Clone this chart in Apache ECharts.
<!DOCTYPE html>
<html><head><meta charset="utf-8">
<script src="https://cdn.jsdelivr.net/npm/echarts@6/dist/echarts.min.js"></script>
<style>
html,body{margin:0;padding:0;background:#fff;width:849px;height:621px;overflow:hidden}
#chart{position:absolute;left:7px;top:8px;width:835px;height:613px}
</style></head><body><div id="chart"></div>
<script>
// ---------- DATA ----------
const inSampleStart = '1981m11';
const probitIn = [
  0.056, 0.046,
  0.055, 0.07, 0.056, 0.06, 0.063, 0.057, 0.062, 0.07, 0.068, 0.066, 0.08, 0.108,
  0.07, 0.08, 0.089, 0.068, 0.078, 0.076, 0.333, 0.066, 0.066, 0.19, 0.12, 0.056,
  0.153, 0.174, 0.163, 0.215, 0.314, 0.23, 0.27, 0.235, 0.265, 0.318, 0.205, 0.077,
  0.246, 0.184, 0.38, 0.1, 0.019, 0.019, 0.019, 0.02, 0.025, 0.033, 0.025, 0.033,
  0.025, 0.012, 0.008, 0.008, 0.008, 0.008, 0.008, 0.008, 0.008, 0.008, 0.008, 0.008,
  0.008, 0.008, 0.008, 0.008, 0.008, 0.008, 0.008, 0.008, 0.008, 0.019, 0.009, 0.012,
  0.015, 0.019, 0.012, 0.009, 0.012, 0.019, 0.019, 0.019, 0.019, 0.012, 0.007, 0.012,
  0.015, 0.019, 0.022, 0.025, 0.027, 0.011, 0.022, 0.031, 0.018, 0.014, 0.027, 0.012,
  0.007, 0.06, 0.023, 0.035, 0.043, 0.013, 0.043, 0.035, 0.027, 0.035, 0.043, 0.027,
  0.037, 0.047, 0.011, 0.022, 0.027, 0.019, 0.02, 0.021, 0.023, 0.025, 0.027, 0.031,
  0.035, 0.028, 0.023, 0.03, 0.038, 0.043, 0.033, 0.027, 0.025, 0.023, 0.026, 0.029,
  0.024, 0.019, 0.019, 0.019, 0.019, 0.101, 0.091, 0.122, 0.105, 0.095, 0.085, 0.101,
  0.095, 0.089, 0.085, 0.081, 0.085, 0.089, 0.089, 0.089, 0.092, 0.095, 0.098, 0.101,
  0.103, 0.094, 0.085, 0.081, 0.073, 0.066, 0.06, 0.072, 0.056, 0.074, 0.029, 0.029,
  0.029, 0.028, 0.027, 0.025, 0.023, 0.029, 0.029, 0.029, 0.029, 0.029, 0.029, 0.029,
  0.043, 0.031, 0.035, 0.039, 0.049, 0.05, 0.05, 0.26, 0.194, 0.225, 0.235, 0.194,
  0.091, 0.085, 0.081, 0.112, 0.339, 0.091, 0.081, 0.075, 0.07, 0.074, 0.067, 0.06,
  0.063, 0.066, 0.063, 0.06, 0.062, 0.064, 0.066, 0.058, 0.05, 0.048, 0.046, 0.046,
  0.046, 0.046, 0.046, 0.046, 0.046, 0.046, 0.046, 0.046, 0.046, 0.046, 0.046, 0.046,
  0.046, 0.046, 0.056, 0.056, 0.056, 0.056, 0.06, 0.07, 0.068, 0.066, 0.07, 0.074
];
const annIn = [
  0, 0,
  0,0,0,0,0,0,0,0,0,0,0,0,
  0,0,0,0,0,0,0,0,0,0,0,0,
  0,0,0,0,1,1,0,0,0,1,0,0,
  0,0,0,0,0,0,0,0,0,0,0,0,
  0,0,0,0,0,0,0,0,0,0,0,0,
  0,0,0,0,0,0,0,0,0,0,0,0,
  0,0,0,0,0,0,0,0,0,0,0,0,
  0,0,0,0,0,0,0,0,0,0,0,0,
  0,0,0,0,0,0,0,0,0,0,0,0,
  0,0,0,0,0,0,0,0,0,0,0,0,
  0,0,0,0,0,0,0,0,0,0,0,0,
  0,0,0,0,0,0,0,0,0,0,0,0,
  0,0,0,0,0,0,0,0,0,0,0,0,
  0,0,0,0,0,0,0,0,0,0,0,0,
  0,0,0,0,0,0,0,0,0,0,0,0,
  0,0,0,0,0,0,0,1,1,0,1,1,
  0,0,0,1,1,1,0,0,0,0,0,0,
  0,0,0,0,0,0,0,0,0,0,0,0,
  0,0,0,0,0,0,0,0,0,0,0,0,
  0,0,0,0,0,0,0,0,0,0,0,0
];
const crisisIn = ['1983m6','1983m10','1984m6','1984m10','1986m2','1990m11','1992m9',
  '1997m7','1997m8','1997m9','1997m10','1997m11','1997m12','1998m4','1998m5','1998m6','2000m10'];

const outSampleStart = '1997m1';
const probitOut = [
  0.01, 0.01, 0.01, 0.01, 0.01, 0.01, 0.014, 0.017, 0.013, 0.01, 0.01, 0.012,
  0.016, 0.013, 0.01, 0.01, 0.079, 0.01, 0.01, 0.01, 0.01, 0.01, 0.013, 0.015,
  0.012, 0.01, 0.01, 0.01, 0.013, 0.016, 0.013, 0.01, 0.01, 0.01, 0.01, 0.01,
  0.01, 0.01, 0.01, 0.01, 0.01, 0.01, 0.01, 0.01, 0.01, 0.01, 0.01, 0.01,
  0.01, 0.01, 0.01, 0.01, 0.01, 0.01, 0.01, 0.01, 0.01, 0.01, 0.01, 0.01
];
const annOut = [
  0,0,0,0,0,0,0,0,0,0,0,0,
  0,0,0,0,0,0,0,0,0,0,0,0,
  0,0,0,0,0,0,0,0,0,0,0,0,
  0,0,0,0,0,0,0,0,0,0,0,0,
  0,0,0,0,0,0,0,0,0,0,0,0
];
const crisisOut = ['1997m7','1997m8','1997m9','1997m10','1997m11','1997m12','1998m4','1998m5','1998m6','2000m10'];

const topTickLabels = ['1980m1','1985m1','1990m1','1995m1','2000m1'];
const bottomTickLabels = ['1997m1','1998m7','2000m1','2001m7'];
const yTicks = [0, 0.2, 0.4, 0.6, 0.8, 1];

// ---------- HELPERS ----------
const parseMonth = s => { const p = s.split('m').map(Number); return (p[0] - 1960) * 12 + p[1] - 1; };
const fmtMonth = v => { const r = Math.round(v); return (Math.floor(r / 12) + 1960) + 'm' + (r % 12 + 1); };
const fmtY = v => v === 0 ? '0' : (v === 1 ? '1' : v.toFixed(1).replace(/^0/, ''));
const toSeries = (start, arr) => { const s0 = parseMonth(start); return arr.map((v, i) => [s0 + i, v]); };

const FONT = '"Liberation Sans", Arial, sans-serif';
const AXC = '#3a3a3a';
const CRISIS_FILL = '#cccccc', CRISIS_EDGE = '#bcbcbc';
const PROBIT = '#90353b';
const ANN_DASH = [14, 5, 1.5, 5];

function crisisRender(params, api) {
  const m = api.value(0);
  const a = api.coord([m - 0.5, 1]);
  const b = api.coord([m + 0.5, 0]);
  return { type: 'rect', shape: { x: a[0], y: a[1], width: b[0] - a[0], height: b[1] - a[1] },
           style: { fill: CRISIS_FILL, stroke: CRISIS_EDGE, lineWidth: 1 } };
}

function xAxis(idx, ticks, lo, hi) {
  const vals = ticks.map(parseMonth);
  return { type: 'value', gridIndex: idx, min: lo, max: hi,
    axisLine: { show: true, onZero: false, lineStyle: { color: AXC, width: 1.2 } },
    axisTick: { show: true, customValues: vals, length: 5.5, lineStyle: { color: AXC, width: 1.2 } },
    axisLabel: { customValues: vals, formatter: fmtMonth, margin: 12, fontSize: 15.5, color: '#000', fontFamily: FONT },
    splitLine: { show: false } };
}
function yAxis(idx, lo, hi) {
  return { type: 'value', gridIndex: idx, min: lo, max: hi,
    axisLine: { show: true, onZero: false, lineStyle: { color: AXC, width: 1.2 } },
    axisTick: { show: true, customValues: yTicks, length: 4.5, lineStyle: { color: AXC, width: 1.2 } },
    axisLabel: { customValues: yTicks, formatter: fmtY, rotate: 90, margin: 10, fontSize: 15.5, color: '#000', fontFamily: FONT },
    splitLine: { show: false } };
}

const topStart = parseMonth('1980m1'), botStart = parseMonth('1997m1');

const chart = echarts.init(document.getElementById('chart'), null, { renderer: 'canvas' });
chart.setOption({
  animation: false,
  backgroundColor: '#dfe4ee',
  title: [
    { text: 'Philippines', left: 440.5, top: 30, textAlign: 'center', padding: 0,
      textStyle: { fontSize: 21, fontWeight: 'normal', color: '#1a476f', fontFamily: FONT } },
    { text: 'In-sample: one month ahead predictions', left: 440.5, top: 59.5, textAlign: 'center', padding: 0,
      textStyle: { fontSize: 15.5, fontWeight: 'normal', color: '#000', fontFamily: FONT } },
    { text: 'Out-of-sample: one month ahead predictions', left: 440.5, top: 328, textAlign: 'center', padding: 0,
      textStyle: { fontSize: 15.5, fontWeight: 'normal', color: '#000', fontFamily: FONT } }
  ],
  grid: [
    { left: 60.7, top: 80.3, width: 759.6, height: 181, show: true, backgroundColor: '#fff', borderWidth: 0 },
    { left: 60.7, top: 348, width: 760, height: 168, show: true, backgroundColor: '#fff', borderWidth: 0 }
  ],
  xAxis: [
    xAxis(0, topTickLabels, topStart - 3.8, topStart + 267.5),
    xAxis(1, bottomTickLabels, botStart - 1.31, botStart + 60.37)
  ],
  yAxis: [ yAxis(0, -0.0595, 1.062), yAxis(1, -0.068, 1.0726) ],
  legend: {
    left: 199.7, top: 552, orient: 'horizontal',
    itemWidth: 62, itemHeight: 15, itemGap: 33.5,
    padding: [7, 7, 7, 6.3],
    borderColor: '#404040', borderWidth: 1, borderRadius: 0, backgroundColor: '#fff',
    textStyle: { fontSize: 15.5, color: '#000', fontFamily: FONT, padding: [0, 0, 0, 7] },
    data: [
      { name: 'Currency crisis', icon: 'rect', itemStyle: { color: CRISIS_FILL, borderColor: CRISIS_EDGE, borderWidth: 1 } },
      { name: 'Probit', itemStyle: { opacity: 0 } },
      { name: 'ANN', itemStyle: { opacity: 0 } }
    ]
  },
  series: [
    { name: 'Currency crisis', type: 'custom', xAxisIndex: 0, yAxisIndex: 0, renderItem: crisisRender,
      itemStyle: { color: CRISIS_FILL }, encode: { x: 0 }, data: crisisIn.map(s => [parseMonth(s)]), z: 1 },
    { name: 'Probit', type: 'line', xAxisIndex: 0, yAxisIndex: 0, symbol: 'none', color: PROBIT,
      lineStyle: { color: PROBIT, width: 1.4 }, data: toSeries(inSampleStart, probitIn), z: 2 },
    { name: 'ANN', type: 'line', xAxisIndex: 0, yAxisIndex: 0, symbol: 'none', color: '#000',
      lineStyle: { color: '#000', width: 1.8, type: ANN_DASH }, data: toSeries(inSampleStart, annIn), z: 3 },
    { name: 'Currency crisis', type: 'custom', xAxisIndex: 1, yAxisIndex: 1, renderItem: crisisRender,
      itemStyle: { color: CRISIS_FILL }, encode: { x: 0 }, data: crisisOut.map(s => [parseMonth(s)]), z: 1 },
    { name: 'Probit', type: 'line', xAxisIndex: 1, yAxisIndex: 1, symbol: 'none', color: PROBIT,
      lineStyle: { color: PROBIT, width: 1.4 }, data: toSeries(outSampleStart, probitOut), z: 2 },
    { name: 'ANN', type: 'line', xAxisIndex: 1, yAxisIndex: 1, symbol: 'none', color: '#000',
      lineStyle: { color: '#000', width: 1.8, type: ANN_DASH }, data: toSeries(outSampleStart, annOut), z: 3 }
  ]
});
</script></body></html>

======

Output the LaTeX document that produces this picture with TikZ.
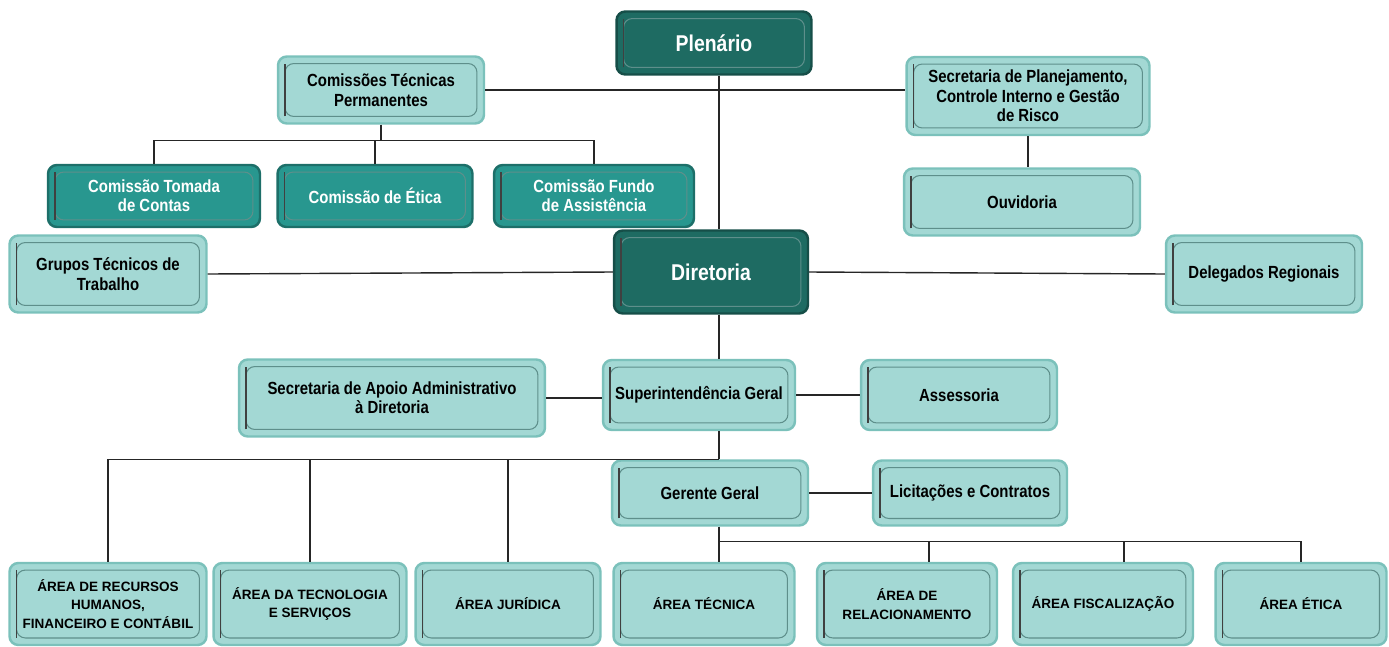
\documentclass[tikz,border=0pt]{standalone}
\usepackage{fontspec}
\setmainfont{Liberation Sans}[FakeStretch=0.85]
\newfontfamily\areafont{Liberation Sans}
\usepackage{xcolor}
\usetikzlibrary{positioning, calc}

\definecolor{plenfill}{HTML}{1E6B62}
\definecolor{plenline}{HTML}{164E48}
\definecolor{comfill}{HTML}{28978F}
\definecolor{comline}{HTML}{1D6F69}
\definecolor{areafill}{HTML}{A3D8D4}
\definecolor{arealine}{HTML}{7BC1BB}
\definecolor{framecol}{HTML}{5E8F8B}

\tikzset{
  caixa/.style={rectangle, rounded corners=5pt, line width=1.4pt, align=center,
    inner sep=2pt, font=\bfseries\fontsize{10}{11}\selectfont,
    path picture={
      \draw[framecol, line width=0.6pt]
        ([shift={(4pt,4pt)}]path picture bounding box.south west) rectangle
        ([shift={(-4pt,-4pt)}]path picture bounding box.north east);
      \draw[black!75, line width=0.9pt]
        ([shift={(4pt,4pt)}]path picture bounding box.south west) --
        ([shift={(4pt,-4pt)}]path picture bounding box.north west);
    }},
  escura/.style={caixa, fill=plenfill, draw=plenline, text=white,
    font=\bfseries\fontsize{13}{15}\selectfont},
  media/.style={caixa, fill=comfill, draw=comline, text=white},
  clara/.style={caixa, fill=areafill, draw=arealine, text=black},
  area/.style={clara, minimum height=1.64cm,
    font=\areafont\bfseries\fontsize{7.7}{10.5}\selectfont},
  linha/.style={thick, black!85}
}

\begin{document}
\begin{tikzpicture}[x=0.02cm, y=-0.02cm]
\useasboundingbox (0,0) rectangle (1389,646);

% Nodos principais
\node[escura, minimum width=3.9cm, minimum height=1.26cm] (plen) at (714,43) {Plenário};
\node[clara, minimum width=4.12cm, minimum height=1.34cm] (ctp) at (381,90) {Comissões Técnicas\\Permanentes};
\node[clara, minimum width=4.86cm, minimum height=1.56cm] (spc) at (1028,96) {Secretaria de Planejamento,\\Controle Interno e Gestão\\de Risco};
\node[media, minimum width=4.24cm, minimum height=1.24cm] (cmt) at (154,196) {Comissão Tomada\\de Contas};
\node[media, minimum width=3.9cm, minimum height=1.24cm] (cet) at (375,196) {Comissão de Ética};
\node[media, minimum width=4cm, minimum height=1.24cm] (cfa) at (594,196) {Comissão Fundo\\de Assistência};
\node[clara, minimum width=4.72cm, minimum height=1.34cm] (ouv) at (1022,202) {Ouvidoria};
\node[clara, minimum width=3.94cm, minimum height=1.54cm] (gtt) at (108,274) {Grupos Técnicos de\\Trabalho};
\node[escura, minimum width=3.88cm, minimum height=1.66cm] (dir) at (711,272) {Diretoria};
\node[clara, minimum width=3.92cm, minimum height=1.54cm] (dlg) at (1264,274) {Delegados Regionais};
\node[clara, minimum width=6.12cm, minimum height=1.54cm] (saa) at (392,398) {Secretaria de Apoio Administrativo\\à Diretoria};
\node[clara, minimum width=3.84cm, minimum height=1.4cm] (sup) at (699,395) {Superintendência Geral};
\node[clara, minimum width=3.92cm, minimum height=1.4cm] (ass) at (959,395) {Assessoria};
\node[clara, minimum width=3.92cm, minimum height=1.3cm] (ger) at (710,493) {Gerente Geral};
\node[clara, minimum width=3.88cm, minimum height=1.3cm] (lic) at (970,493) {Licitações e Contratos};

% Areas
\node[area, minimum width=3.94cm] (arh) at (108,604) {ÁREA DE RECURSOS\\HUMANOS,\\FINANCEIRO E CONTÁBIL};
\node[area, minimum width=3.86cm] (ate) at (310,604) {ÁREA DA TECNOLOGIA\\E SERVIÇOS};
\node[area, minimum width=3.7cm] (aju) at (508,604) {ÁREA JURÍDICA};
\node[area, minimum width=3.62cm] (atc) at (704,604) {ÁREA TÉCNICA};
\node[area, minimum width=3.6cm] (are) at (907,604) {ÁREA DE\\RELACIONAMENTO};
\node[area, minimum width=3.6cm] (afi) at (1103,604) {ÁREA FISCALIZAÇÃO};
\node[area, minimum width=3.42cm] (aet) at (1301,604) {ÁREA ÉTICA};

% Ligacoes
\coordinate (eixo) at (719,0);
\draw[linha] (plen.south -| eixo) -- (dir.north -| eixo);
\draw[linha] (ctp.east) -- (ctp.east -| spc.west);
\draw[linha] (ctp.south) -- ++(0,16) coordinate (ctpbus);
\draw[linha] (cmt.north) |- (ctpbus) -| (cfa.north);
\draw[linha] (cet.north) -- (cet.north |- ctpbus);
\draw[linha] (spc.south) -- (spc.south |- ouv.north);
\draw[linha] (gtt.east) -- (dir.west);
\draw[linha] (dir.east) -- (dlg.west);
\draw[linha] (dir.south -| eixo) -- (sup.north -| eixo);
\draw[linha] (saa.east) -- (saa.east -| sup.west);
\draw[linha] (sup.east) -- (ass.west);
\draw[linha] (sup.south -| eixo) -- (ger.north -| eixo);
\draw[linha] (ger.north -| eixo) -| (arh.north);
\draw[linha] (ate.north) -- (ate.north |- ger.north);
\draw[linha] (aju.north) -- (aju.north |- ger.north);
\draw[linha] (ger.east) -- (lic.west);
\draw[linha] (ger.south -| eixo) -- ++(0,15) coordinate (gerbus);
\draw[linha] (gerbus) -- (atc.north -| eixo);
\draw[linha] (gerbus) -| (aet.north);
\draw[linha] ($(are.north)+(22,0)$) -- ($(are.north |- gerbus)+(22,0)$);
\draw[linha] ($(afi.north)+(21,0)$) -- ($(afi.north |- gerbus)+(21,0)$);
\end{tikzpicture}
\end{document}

======

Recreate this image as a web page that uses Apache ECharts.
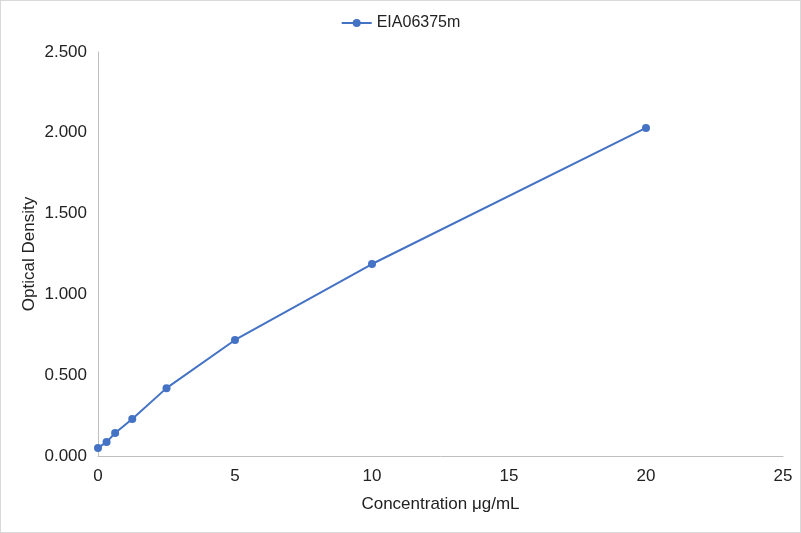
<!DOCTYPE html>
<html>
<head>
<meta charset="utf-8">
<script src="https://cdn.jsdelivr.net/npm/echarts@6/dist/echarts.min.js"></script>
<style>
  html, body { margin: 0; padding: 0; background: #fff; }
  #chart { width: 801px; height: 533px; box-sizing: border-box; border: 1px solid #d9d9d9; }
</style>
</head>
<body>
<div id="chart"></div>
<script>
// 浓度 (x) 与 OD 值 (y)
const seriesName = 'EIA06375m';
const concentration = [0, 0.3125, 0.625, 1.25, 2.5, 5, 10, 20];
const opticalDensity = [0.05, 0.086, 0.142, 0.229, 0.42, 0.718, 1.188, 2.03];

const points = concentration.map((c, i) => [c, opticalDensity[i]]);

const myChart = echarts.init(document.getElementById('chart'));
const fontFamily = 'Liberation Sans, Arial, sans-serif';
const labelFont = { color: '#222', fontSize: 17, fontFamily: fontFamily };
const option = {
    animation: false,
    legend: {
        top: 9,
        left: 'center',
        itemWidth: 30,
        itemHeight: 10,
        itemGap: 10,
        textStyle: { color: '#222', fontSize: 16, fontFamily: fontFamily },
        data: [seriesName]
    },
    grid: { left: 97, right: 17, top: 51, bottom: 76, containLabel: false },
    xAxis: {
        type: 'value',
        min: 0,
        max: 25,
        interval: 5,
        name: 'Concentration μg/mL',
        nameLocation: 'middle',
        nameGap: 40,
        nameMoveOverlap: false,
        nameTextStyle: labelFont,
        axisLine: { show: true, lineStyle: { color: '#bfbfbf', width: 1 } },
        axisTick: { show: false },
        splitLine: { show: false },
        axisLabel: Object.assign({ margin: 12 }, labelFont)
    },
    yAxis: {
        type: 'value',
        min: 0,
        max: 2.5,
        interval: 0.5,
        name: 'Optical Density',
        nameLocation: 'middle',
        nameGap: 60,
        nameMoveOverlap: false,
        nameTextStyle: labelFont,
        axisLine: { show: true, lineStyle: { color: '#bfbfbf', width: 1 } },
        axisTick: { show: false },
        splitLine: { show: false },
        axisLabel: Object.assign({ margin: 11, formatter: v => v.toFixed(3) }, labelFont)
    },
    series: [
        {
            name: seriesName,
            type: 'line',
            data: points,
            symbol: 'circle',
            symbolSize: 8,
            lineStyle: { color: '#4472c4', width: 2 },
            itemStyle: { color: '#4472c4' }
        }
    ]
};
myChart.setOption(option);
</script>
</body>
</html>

======

# [Work required]
Reproduce the lines above starting at the one with "Output the LaTeX" and ending at the one with "(0,0) rectangle (1389,646);", both included, exactly and with no pictures.

# [Task output]
Output the LaTeX document that produces this picture with TikZ.
\documentclass[tikz,border=0pt]{standalone}
\usepackage{fontspec}
\setmainfont{Liberation Sans}[FakeStretch=0.85]
\newfontfamily\areafont{Liberation Sans}
\usepackage{xcolor}
\usetikzlibrary{positioning, calc}

\definecolor{plenfill}{HTML}{1E6B62}
\definecolor{plenline}{HTML}{164E48}
\definecolor{comfill}{HTML}{28978F}
\definecolor{comline}{HTML}{1D6F69}
\definecolor{areafill}{HTML}{A3D8D4}
\definecolor{arealine}{HTML}{7BC1BB}
\definecolor{framecol}{HTML}{5E8F8B}

\tikzset{
  caixa/.style={rectangle, rounded corners=5pt, line width=1.4pt, align=center,
    inner sep=2pt, font=\bfseries\fontsize{10}{11}\selectfont,
    path picture={
      \draw[framecol, line width=0.6pt]
        ([shift={(4pt,4pt)}]path picture bounding box.south west) rectangle
        ([shift={(-4pt,-4pt)}]path picture bounding box.north east);
      \draw[black!75, line width=0.9pt]
        ([shift={(4pt,4pt)}]path picture bounding box.south west) --
        ([shift={(4pt,-4pt)}]path picture bounding box.north west);
    }},
  escura/.style={caixa, fill=plenfill, draw=plenline, text=white,
    font=\bfseries\fontsize{13}{15}\selectfont},
  media/.style={caixa, fill=comfill, draw=comline, text=white},
  clara/.style={caixa, fill=areafill, draw=arealine, text=black},
  area/.style={clara, minimum height=1.64cm,
    font=\areafont\bfseries\fontsize{7.7}{10.5}\selectfont},
  linha/.style={thick, black!85}
}

\begin{document}
\begin{tikzpicture}[x=0.02cm, y=-0.02cm]
\useasboundingbox (0,0) rectangle (1389,646);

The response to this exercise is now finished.